According to New Hampshire Public Radio, Governor Sununu announced $24 million dollars to help address the state’s nursing shortage. The one-time investment will help expand nursing programs at schools across the state including Plymouth State University and the University of New Hampshire. There are currently 1300 open positions to be filled in the state, and the hope is that increasing the number of trained nurses will help fill these and future openings in the state.
Tens of thousands of Connecticut residents lack access to adequate healthcare, despite the state’s tremendous wealth and strong embrace of the federal Affordable Care Act, according to The Connecticut Mirror. While Connecticut once had a generous social safety net that elevated its poorest residents above their counterparts in most other states, it has since been eroded by massive budget deficits, which could get worse in the near future. Advocates worry that changes on the horizon could mean greater barriers to healthcare for many Connecticut residents – low-income individuals and families, those who rely on safety-net clinics for care, middle-class earners whose income has been squeezed by healthcare costs, and those with insurance plans that increasingly require them to pay more for care.
A study by the Health Care Cost Institute at the request of the New Jersey Health Care Quality Institute found that fewer people are being admitted to New Jersey hospitals in recent years, with improvements in medical care and a growth in less-costly outpatient options. However, according to NJSpotlight, with the price of inpatient care escalating by nearly 40 percent over four years, spending on this category continues to climb.

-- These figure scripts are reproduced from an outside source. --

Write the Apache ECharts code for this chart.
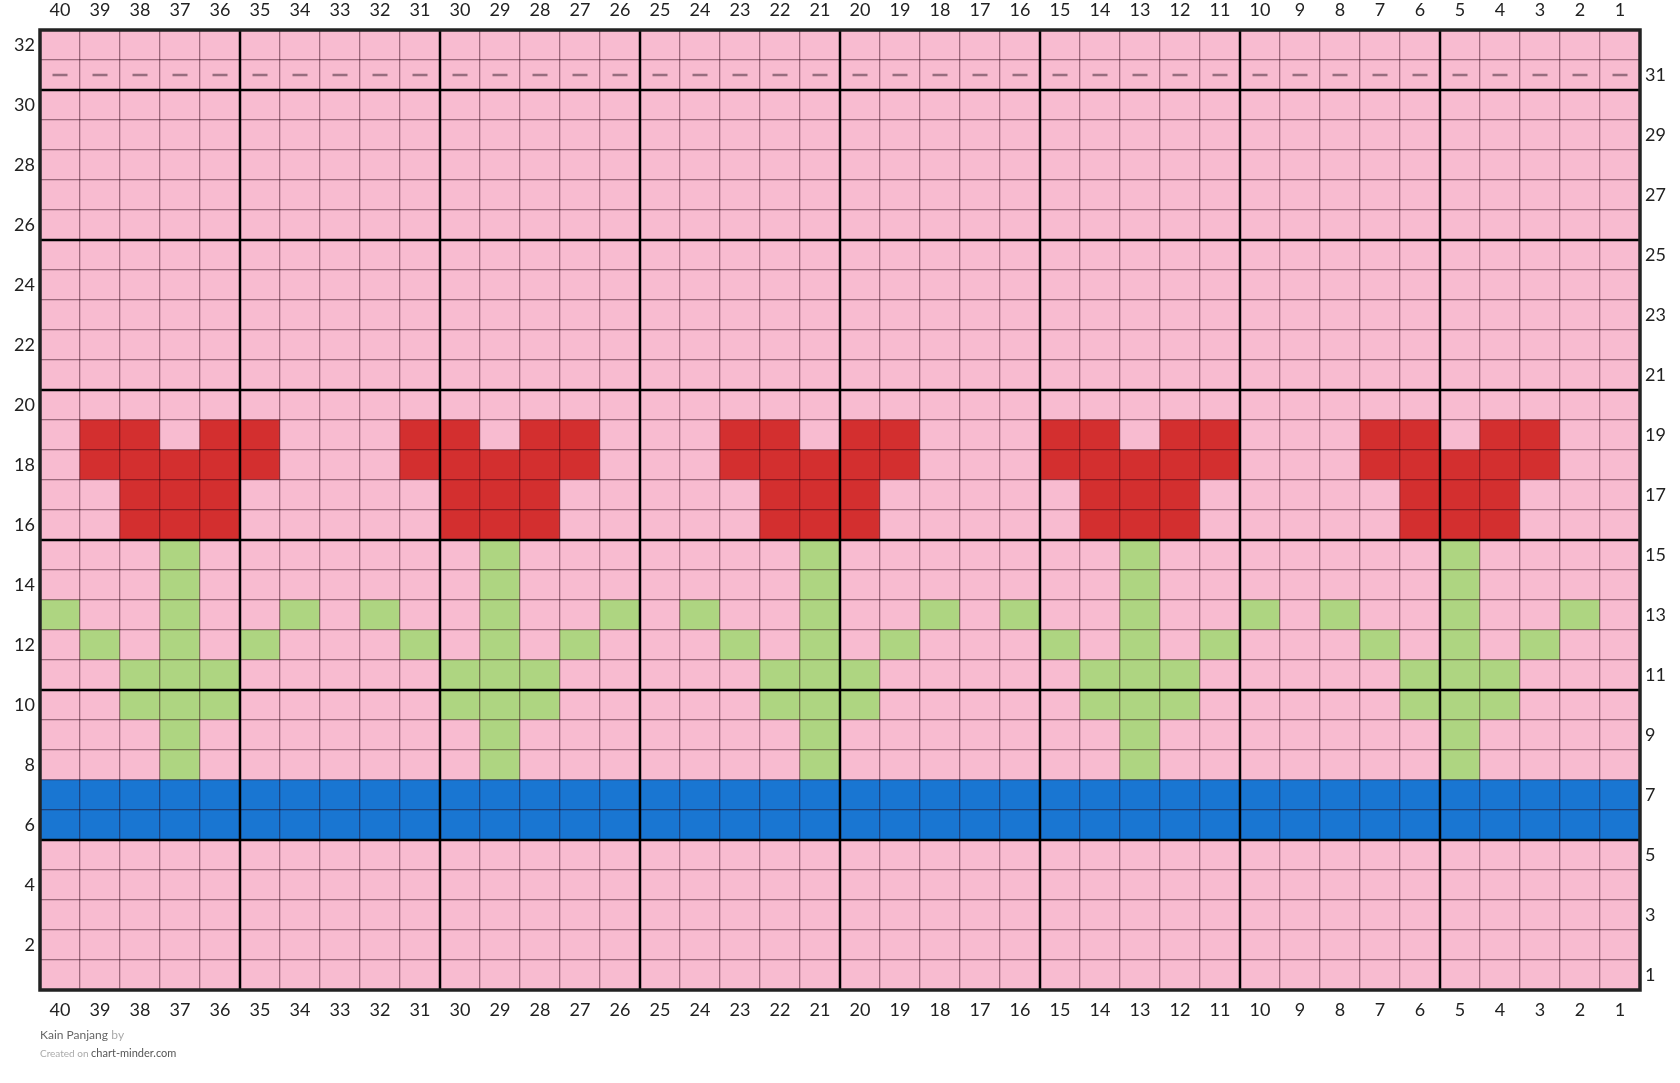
<!DOCTYPE html>
<html>
<head>
<meta charset="utf-8">
<title>Kain Panjang</title>
<script src="https://cdn.jsdelivr.net/npm/echarts@6/dist/echarts.min.js"></script>
<style>
  html, body { margin: 0; padding: 0; background: #fff; }
  #main { width: 1680px; height: 1083px; }
</style>
</head>
<body>
<div id="main"></div>
<script>
// column labels, left to right
var colLabels = ['40','39','38','37','36','35','34','33','32','31',
                 '30','29','28','27','26','25','24','23','22','21',
                 '20','19','18','17','16','15','14','13','12','11',
                 '10','9','8','7','6','5','4','3','2','1'];
// row labels, bottom to top
var rowLabels = ['1','2','3','4','5','6','7','8','9','10',
                 '11','12','13','14','15','16','17','18','19','20',
                 '21','22','23','24','25','26','27','28','29','30',
                 '31','32'];

// pattern, top row (32) first; p pink, d pink + purl dash, r red, g green, b blue
var patternRows = [
  'pppppppppppppppppppppppppppppppppppppppp', // 32
  'dddddddddddddddddddddddddddddddddddddddd', // 31
  'pppppppppppppppppppppppppppppppppppppppp', // 30
  'pppppppppppppppppppppppppppppppppppppppp', // 29
  'pppppppppppppppppppppppppppppppppppppppp', // 28
  'pppppppppppppppppppppppppppppppppppppppp', // 27
  'pppppppppppppppppppppppppppppppppppppppp', // 26
  'pppppppppppppppppppppppppppppppppppppppp', // 25
  'pppppppppppppppppppppppppppppppppppppppp', // 24
  'pppppppppppppppppppppppppppppppppppppppp', // 23
  'pppppppppppppppppppppppppppppppppppppppp', // 22
  'pppppppppppppppppppppppppppppppppppppppp', // 21
  'pppppppppppppppppppppppppppppppppppppppp', // 20
  'prrprrppprrprrppprrprrppprrprrppprrprrpp', // 19
  'prrrrrppprrrrrppprrrrrppprrrrrppprrrrrpp', // 18
  'pprrrppppprrrppppprrrppppprrrppppprrrppp', // 17
  'pprrrppppprrrppppprrrppppprrrppppprrrppp', // 16
  'pppgpppppppgpppppppgpppppppgpppppppgpppp', // 15
  'pppgpppppppgpppppppgpppppppgpppppppgpppp', // 14
  'gppgppgpgppgppgpgppgppgpgppgppgpgppgppgp', // 13
  'pgpgpgpppgpgpgpppgpgpgpppgpgpgpppgpgpgpp', // 12
  'ppgggpppppgggpppppgggpppppgggpppppgggppp', // 11
  'ppgggpppppgggpppppgggpppppgggpppppgggppp', // 10
  'pppgpppppppgpppppppgpppppppgpppppppgpppp', // 9
  'pppgpppppppgpppppppgpppppppgpppppppgpppp', // 8
  'bbbbbbbbbbbbbbbbbbbbbbbbbbbbbbbbbbbbbbbb', // 7
  'bbbbbbbbbbbbbbbbbbbbbbbbbbbbbbbbbbbbbbbb', // 6
  'pppppppppppppppppppppppppppppppppppppppp', // 5
  'pppppppppppppppppppppppppppppppppppppppp', // 4
  'pppppppppppppppppppppppppppppppppppppppp', // 3
  'pppppppppppppppppppppppppppppppppppppppp', // 2
  'pppppppppppppppppppppppppppppppppppppppp'  // 1
];

var palette = { p: '#F8BBD0', d: '#F8BBD0', r: '#D32F2F', g: '#AED581', b: '#1976D2' };

// thick guide lines: left edge of these columns, bottom edge of these rows
var majorColLines = ['35','30','25','20','15','10','5'];
var majorRowLines = ['6','11','16','21','26','31'];

var cells = [];
var dashes = [];
patternRows.forEach(function (row, i) {
  var r = rowLabels.length - 1 - i;
  for (var j = 0; j < row.length; j++) {
    var ch = row.charAt(j);
    cells.push({ value: [j, r, 1], itemStyle: { color: palette[ch] } });
    if (ch === 'd') dashes.push([j, r]);
  }
});

var myChart = echarts.init(document.getElementById('main'));

var labelFont = { fontFamily: 'Lato', fontSize: 18, color: '#222' };

myChart.setOption({
  animation: false,
  backgroundColor: '#fff',
  grid: { left: 40, top: 30, width: 1600, height: 960 },
  xAxis: [
    {
      type: 'category', data: colLabels, position: 'top',
      axisLine: { show: false }, axisTick: { show: false }, splitLine: { show: false },
      axisLabel: Object.assign({ interval: 0, margin: 11 }, labelFont)
    },
    {
      type: 'category', data: colLabels, position: 'bottom',
      axisLine: { show: false }, axisTick: { show: false }, splitLine: { show: false },
      axisLabel: Object.assign({ interval: 0, margin: 11 }, labelFont)
    }
  ],
  yAxis: [
    {
      type: 'category', data: rowLabels, position: 'left',
      axisLine: { show: false }, axisTick: { show: false }, splitLine: { show: false },
      axisLabel: Object.assign({
        margin: 5,
        interval: function (idx, val) { return Number(val) % 2 === 0; }
      }, labelFont)
    },
    {
      type: 'category', data: rowLabels, position: 'right',
      axisLine: { show: false }, axisTick: { show: false }, splitLine: { show: false },
      axisLabel: Object.assign({
        margin: 5,
        interval: function (idx, val) { return Number(val) % 2 === 1; }
      }, labelFont)
    }
  ],
  series: [
    {
      name: 'cells',
      type: 'heatmap',
      data: cells,
      silent: true,
      emphasis: { disabled: true },
      itemStyle: { borderColor: 'rgba(40,0,15,0.5)', borderWidth: 1 }
    },
    {
      name: 'purl',
      type: 'scatter',
      data: dashes,
      silent: true,
      symbol: 'rect',
      symbolSize: [15, 2.5],
      itemStyle: { color: '#7e5a6a' },
      z: 3
    },
    {
      name: 'colLines',
      type: 'custom',
      silent: true,
      z: 4,
      data: majorColLines.map(function (c) { return [c, rowLabels[0]]; }),
      renderItem: function (params, api) {
        var p = api.coord([api.value(0), api.value(1)]);
        var w = api.size([1, 1])[0];
        var cs = params.coordSys;
        var x = p[0] - w / 2;
        return {
          type: 'line',
          shape: { x1: x, y1: cs.y, x2: x, y2: cs.y + cs.height },
          style: { stroke: '#000', lineWidth: 2.5 }
        };
      }
    },
    {
      name: 'rowLines',
      type: 'custom',
      silent: true,
      z: 4,
      data: majorRowLines.map(function (r) { return [colLabels[0], r]; }),
      renderItem: function (params, api) {
        var p = api.coord([api.value(0), api.value(1)]);
        var h = api.size([1, 1])[1];
        var cs = params.coordSys;
        var y = p[1] + h / 2;
        return {
          type: 'line',
          shape: { x1: cs.x, y1: y, x2: cs.x + cs.width, y2: y },
          style: { stroke: '#000', lineWidth: 2.5 }
        };
      }
    },
    {
      name: 'border',
      type: 'custom',
      silent: true,
      z: 5,
      data: [[colLabels[0], rowLabels[0]]],
      renderItem: function (params, api) {
        var cs = params.coordSys;
        return {
          type: 'rect',
          shape: { x: cs.x, y: cs.y, width: cs.width, height: cs.height },
          style: { fill: null, stroke: '#222', lineWidth: 3.5 }
        };
      }
    }
  ],
  graphic: [
    {
      type: 'text', left: 40, top: 1029,
      style: {
        text: '{a|Kain Panjang} {b|by}',
        rich: {
          a: { fontFamily: 'Lato', fontSize: 12, fill: '#666' },
          b: { fontFamily: 'Lato', fontSize: 12, fill: '#aaa' }
        }
      }
    },
    {
      type: 'text', left: 40, top: 1048,
      style: {
        text: '{c|Created on }{d|chart-minder.com}',
        rich: {
          c: { fontFamily: 'Lato', fontSize: 10, fill: '#aaa' },
          d: { fontFamily: 'Lato', fontSize: 11, fill: '#555' }
        }
      }
    }
  ]
});
</script>
</body>
</html>
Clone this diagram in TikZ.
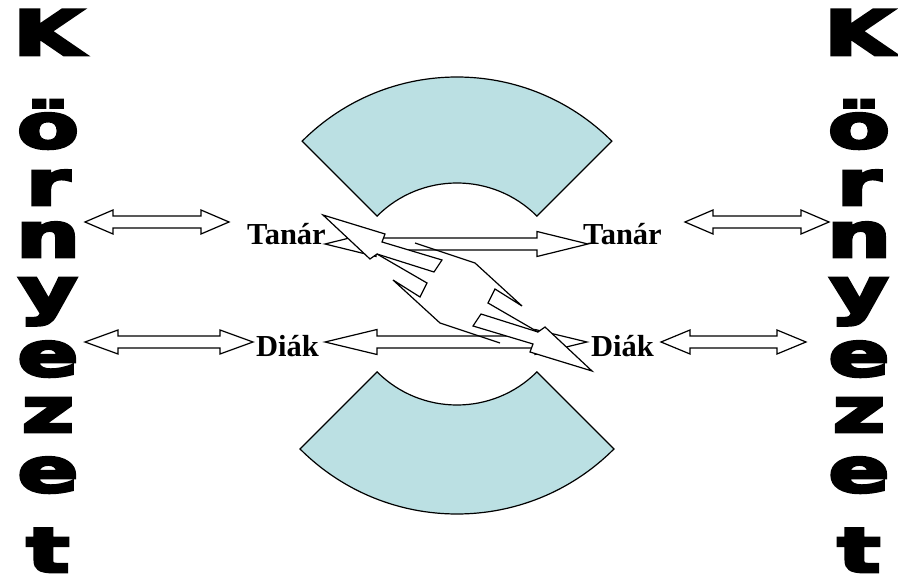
\documentclass[tikz,border=0pt]{standalone}
\usepackage{fontspec}
\usepackage{graphicx}
\setmainfont{Liberation Serif}
\newfontfamily\heavyfont{DejaVu Sans}[UprightFont={* Bold},FakeBold=4.5]
\definecolor{sectorblue}{RGB}{187,224,227}
\tikzset{
  outl/.style={draw=black, line width=1.2pt, line join=miter},
  blockarr/.style={outl, fill=white},
  sector/.style={outl, fill=sectorblue},
  word/.style={font=\bfseries\fontsize{30.5}{31}\selectfont, inner sep=0pt, anchor=base west},
  letter/.style={font=\heavyfont\fontsize{62}{62}\selectfont, inner sep=0pt, anchor=base},
}
\newcommand\dblarr[6]{% x1,x2,y,headlen,headhalf,shafthalf
  \filldraw[blockarr] (#1,#3) -- ({#1+#4},{#3-#5}) -- ({#1+#4},{#3-#6}) -- ({#2-#4},{#3-#6}) -- ({#2-#4},{#3-#5}) -- (#2,#3) -- ({#2-#4},{#3+#5}) -- ({#2-#4},{#3+#6}) -- ({#1+#4},{#3+#6}) -- ({#1+#4},{#3+#5}) -- cycle;}
\newcommand\vletters[1]{%
  \foreach \ch/\yb [count=\i from 0] in {K/55,ö/148,r/205,n/257,y/312,e/376,z/432,e/492,t/572}{
    \node[letter] (v#1\i) at (#1,\yb) {\scalebox{1.45}[1]{\ch}};
  }}
\begin{document}
\begin{tikzpicture}[x=1pt,y=-1pt]
\useasboundingbox (0,0) rectangle (898,580);
\fill[white] (0,0) rectangle (898,580);
% sectors
\filldraw[sector] ([shift={(457,296)}]225:219) arc[start angle=225,end angle=315,radius=219]
  -- ([shift={(457,296)}]315:113) arc[start angle=315,end angle=225,radius=113] -- cycle;
\filldraw[sector] ([shift={(457,292)}]45:222) arc[start angle=45,end angle=135,radius=222]
  -- ([shift={(457,292)}]135:113) arc[start angle=135,end angle=45,radius=113] -- cycle;
% outer double arrows
\dblarr{85}{229}{222}{28}{12}{6}
\dblarr{85}{253}{342}{33}{12}{6}
\dblarr{685}{829}{222}{28}{12}{6}
\dblarr{661}{806}{342}{29}{12}{6}
% middle horizontal double arrows
\dblarr{325}{588}{244}{51}{12.5}{6}
\dblarr{325}{587}{342}{52}{12.5}{6}
% diagonal arrows
\filldraw[blockarr] (323,215) -- (385,234) -- (382,242) -- (442,260) -- (434,272) -- (377,254) -- (370,259) -- cycle;
\draw[outl] (377,254) -- (427,283) -- (420,297) -- (393,280) -- (440,323) -- (500,343);
\filldraw[blockarr] (592,371) -- (530,352) -- (533,344) -- (473,326) -- (481,314) -- (538,332) -- (545,327) -- cycle;
\draw[outl] (538,332) -- (488,303) -- (495,289) -- (522,306) -- (475,263) -- (415,243);
% words
\node[word] (t1) at (247,245) {Tanár};
\node[word] (t2) at (583,245) {Tanár};
\node[word] (d1) at (256,357) {Diák};
\node[word] (d2) at (591,357) {Diák};
% vertical letters
\vletters{48}
\vletters{859}
\end{tikzpicture}
\end{document}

Defense attorneys for Sutter Health — Northern California’s largest health system which stands accused of abusing its market power and charging higher prices — have subpoenaed 50 other California hospitals to hand over pricing information the hospitals consider proprietary, such as the terms of their contracts with insurers, reports the San Francisco Chronicle. Sutter says it needs the information to show that its pricing and contracting practices are no different than that of other hospitals. But some rival hospitals argue that handing over confidential information to their competitor could allow Sutter to use it to its advantage later — for example, by undercutting the rates that other hospitals charge insurance companies for certain services.
A survey conducted Altarum’s Healthcare Value Hub for the Universal Health Care Foundation of Connecticut revealed that residents across the political spectrum want state laws that require healthcare pricing transparency and make it easier to navigate the complex system, reports Hartfordbusiness.com. The survey found that half of survey respondents had experienced healthcare affordability burdens in the previous 12 months. Of that group, four in five said they had delayed or skipped a doctor visit, medical procedure or test, cut pills in half or skipped doses, or had trouble accessing mental healthcare due to cost. Though lower-income households had the highest reported affordability burdens, 42 percent of households making more than the state's median income reported experiencing cost burdens. Respondents supported a number of steps to remedy affordability problems, such as showing patients a "fair cost" for specific procedures, requiring medical providers and insurers to give up-front cost estimates and giving the state Attorney General the authority to prevent price gouging on prescription drugs.